> **Data entries**:
::::::

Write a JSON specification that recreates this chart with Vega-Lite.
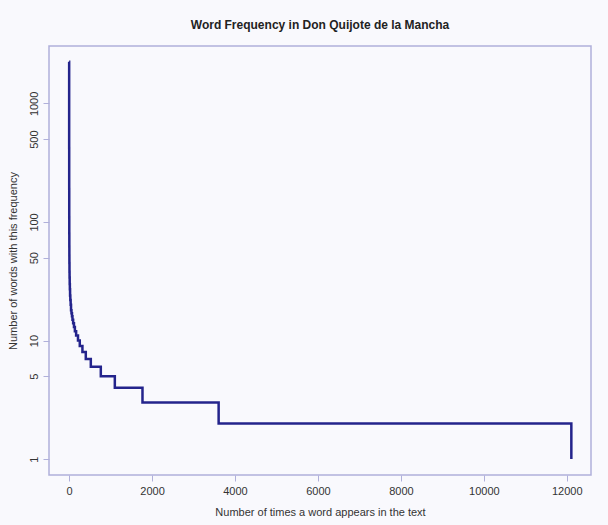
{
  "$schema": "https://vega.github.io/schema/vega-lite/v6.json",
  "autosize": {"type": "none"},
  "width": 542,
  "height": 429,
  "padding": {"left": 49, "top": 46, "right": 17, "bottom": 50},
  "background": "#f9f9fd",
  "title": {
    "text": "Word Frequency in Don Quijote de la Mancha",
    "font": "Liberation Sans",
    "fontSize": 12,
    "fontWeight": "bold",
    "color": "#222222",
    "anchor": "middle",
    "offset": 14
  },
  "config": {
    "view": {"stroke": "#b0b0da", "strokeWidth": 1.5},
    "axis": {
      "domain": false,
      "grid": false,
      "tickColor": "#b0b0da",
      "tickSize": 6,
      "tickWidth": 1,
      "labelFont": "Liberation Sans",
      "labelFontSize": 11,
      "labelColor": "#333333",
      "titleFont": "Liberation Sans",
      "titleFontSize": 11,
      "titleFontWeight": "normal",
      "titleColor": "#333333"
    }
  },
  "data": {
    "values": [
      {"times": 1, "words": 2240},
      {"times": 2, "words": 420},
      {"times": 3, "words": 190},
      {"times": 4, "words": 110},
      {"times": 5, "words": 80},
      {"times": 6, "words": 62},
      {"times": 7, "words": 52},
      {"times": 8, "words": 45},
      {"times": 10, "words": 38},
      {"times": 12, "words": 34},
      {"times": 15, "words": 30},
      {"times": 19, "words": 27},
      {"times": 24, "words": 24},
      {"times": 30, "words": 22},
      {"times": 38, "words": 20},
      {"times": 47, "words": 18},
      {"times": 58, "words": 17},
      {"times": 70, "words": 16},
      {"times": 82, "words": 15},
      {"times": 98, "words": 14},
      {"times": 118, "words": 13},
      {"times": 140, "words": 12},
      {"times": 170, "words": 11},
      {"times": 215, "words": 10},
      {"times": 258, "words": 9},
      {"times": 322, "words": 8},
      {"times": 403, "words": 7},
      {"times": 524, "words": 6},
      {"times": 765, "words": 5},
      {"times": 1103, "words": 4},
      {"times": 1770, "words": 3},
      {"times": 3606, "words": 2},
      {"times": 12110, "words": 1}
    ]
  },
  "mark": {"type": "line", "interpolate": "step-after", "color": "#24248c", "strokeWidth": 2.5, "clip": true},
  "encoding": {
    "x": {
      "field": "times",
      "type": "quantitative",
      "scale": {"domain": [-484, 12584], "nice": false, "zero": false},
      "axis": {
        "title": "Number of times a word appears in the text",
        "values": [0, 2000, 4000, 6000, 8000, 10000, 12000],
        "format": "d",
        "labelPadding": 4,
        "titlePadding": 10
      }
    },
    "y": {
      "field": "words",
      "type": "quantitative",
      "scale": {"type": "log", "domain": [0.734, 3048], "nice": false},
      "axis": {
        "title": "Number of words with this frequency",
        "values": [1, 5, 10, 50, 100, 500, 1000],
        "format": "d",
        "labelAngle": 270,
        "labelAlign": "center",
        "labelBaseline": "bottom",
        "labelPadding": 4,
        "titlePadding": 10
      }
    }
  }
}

::::::

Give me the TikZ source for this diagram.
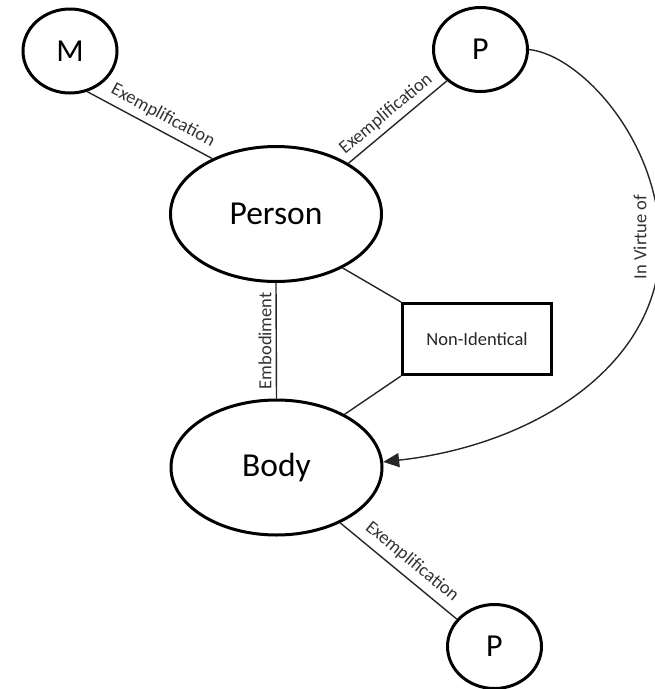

::::::

> **Your objective**:
Go over the data above and copy every line that has the word "with" in it.

> **Finished task**:
Write a JSON specification that recreates this chart with Vega-Lite.
        "title": "Number of words with this frequency",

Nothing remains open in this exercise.